Calculating Gluino-Condensate Prepotential

TL;DR

This paper explores the derivation of the prepotential in N=1 supersymmetric Yang-Mills theory using matrix models, revealing structures and providing a non-perturbative cubic contribution for arbitrary parameters.

Contribution

It introduces a method to derive the CIV-DV prepotential for arbitrary powers of the superpotential in N=1 SUSY YM theory, highlighting emerging structures and calculating a non-perturbative cubic term.

Findings

Derived the prepotential for arbitrary superpotential powers.

Identified structures reminiscent of representation theory.

Obtained a cubic non-perturbative contribution for any n.

Abstract

We discuss the derivation of the CIV-DV prepotential for arbitrary power n+1 of the original superpotential in the N=1 SUSY YM theory (for arbitrary number n of cuts in the solution of the planar matrix model in the Dijkgraaf-Vafa interpretation).
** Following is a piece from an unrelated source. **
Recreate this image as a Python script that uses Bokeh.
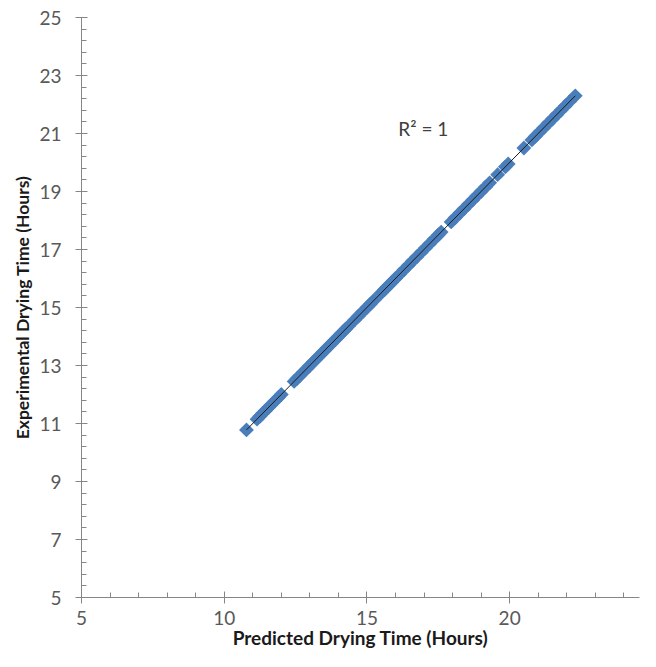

The goal is to hunt for structures, not so much for exact formulas, which are necessarily complicated, before the right language is found to represent them. Some entities, reminiscent of representation theory, clearly emerge, but a lot of work remains to be done to identify the relevant ones. As a practical application, we obtain a cubic (first non-perturbative) contribution to the prepotential for any n.